Copy out the data below as written; omit any images.
■ ■ ■ ■ ■ ■ ■
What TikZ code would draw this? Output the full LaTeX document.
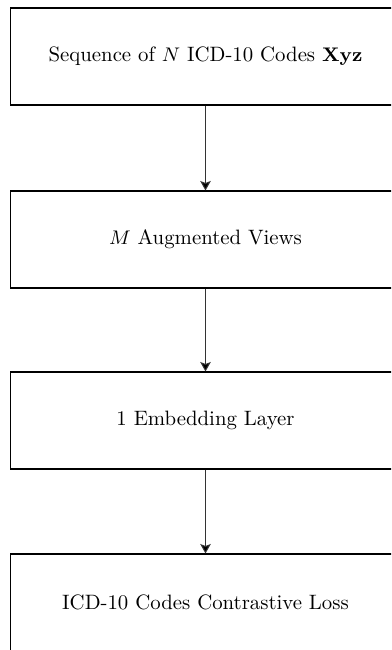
\documentclass[tikz,border=0pt]{standalone}
\usetikzlibrary{arrows.meta}
\begin{document}
\begin{tikzpicture}[x=0.4566pt, y=-0.4566pt,
  stagebox/.style={draw=black, line width=0.5pt, fill=white,
    minimum width=178.1pt, minimum height=44.3pt, inner sep=0pt,
    font=\fontsize{9.5}{11.5}\selectfont},
  flow/.style={draw=black!80, line width=0.45pt,
    -{Stealth[length=4.3pt, width=4.8pt, inset=0.9pt, fill=black]}}]
  \useasboundingbox (0,0) rectangle (391,650);
  \clip (0,0) rectangle (391,650);

  \node[stagebox] (seq)  at (205.5, 56.5)  {Sequence of $N$ ICD-10 Codes $\mathbf{Xyz}$};
  \node[stagebox] (aug)  at (205.5, 239.5) {$M$ Augmented Views};
  \node[stagebox] (emb)  at (205.5, 420.5) {1 Embedding Layer};
  \node[stagebox] (loss) at (205.5, 602.5) {ICD-10 Codes Contrastive Loss};

  \draw[flow] (seq.south)  -- (aug.north);
  \draw[flow] (aug.south)  -- (emb.north);
  \draw[flow] (emb.south)  -- (loss.north);
\end{tikzpicture}
\end{document}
■ ■ ■ ■ ■ ■ ■
TASK RESULT =
What TikZ code would draw this? Output the full LaTeX document.
\documentclass[tikz,border=0pt]{standalone}
\usetikzlibrary{arrows.meta}
\begin{document}
\begin{tikzpicture}[x=0.4566pt, y=-0.4566pt,
  stagebox/.style={draw=black, line width=0.5pt, fill=white,
    minimum width=178.1pt, minimum height=44.3pt, inner sep=0pt,
    font=\fontsize{9.5}{11.5}\selectfont},
  flow/.style={draw=black!80, line width=0.45pt,
    -{Stealth[length=4.3pt, width=4.8pt, inset=0.9pt, fill=black]}}]
  \useasboundingbox (0,0) rectangle (391,650);
  \clip (0,0) rectangle (391,650);

  \node[stagebox] (seq)  at (205.5, 56.5)  {Sequence of $N$ ICD-10 Codes $\mathbf{Xyz}$};
  \node[stagebox] (aug)  at (205.5, 239.5) {$M$ Augmented Views};
  \node[stagebox] (emb)  at (205.5, 420.5) {1 Embedding Layer};
  \node[stagebox] (loss) at (205.5, 602.5) {ICD-10 Codes Contrastive Loss};

  \draw[flow] (seq.south)  -- (aug.north);
  \draw[flow] (aug.south)  -- (emb.north);
  \draw[flow] (emb.south)  -- (loss.north);
\end{tikzpicture}
\end{document}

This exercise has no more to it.